The Syrian Observatory for Human Rights, a UK-based group that monitors the conflict, said that in Sunday's raid on Douma air force jets fired at least 10 rockets at the town's central market before attacking again after rescue workers arrived.
One video said to be of the aftermath showed a marketplace completely destroyed with surrounding buildings in ruins and vehicles on fire.
'In harm's way'
Turkey has said it plans to set up a "safe zone" for civilians across its border with Syria - policed by "moderate" Syrian forces - who would thwart attacks by the government or Islamic State militants.
But Mr O'Brien questioned the use of such buffer areas, saying any country which established them would have to "accept responsibility" for guaranteeing people's safety.
"Otherwise very vulnerable people could flock to such safe zones only to find that they've put themselves in more harm's way," he told the BBC.

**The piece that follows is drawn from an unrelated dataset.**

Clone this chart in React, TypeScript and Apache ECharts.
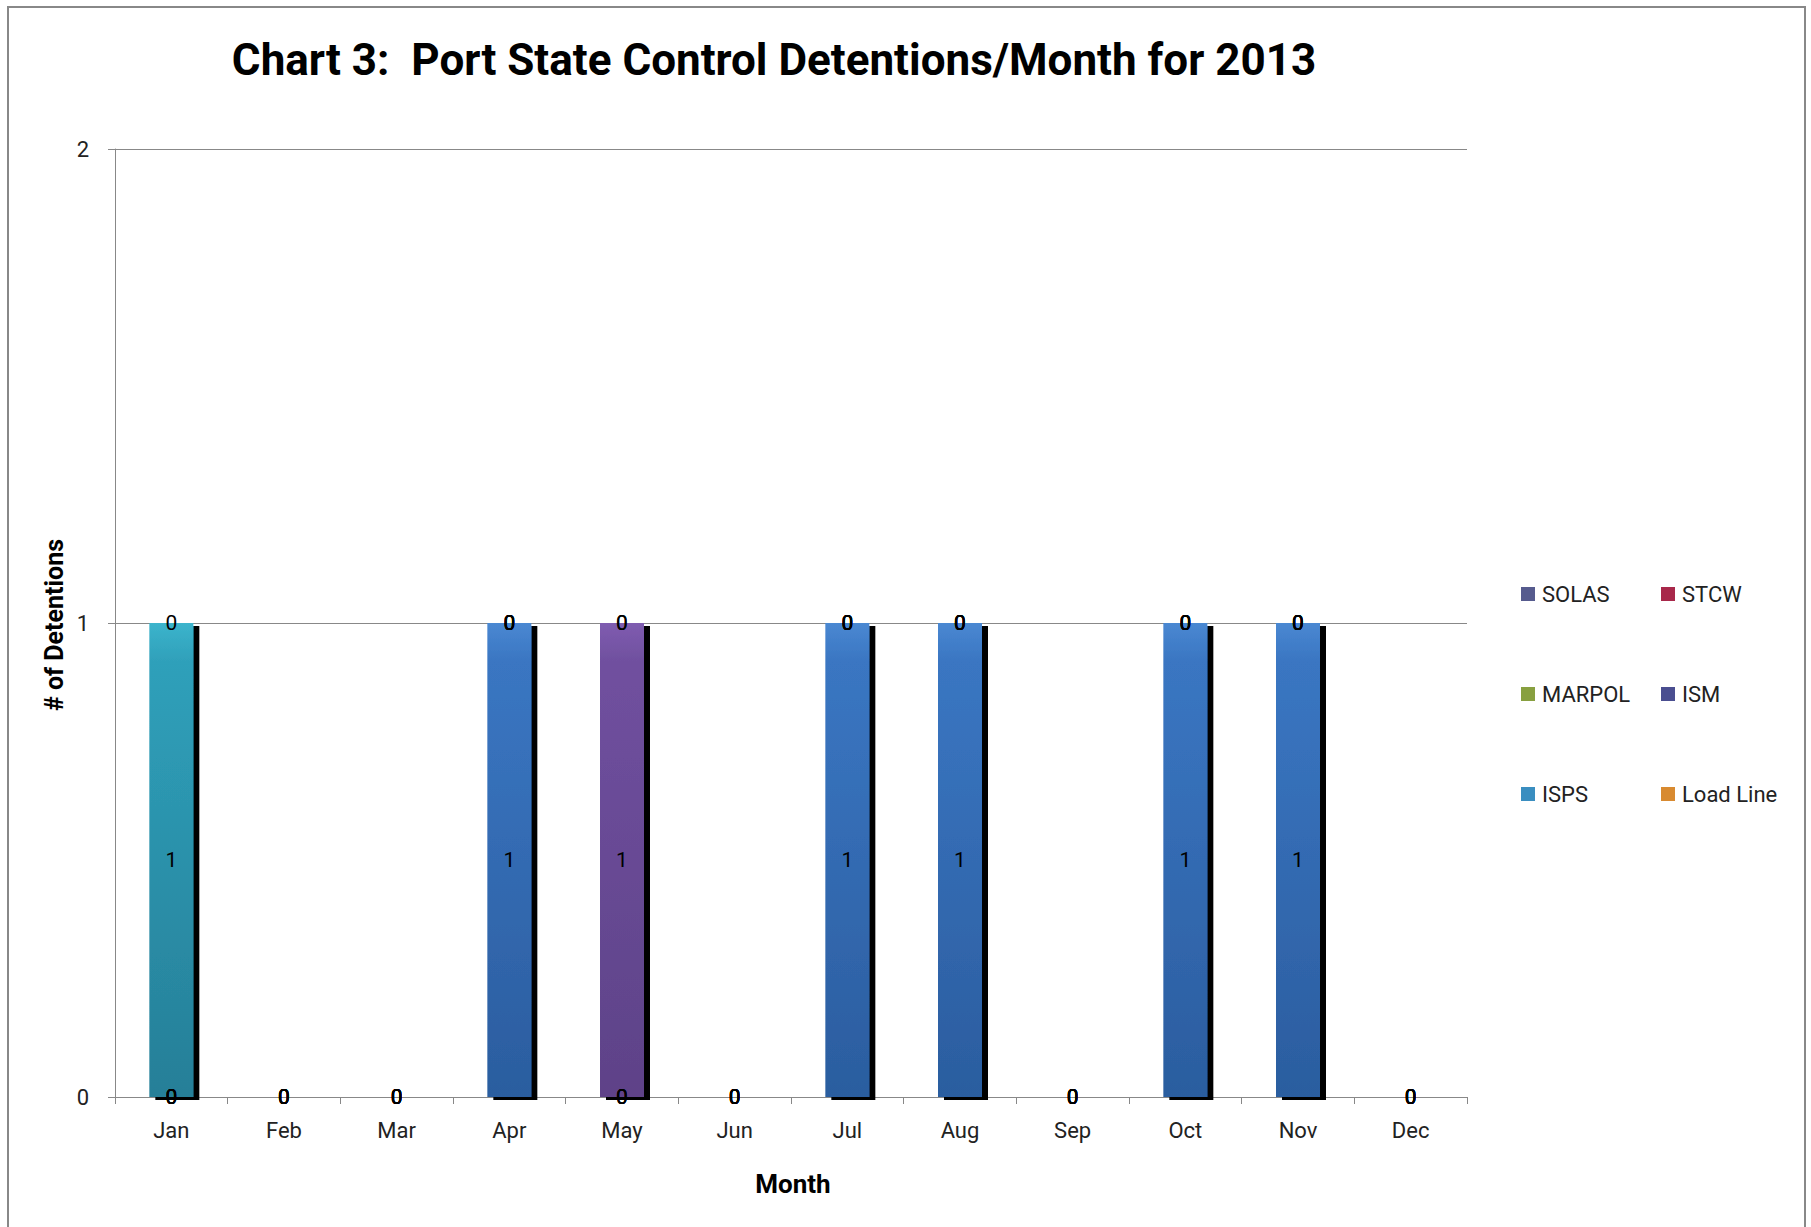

A report by Amnesty International published last week accused the Syrian government of committing war crimes against the 163,000 people living under siege in Douma and other towns in the Eastern Ghouta agricultural belt around Damascus.
Between January and June 2015, government forces carried out at least 60 aerial attacks on the area, killing some 500 civilians, the report said.
The international community has also strongly condemned the air raids.
- Staffan de Mistura described the attacks as "unacceptable in any circumstances"
- The European Union said "Syria has already become the world's largest humanitarian crisis", and urged the warring parties to respect international law
- US State Department spokesman John Kirby said President Assad had "no legitimacy to lead the Syrian people"
Mr O'Brien also condemned rival armed groups for cutting off the water supply in Damascus and Aleppo in recent days, affecting at least seven million people.
"It is unacceptable for those engaged in conflict to use access to water and other services as a weapon of war," he said.
The British diplomat noted that the UN and its partners were providing assistance to millions of Syrians in need, but he added: "I remain extremely concerned for the welfare of the 4.6 million people stuck in hard-to-reach and besieged areas."
He also expressed concern at the lack of funding for the humanitarian operation in Syria and its neighbours, which is less than 30% funded.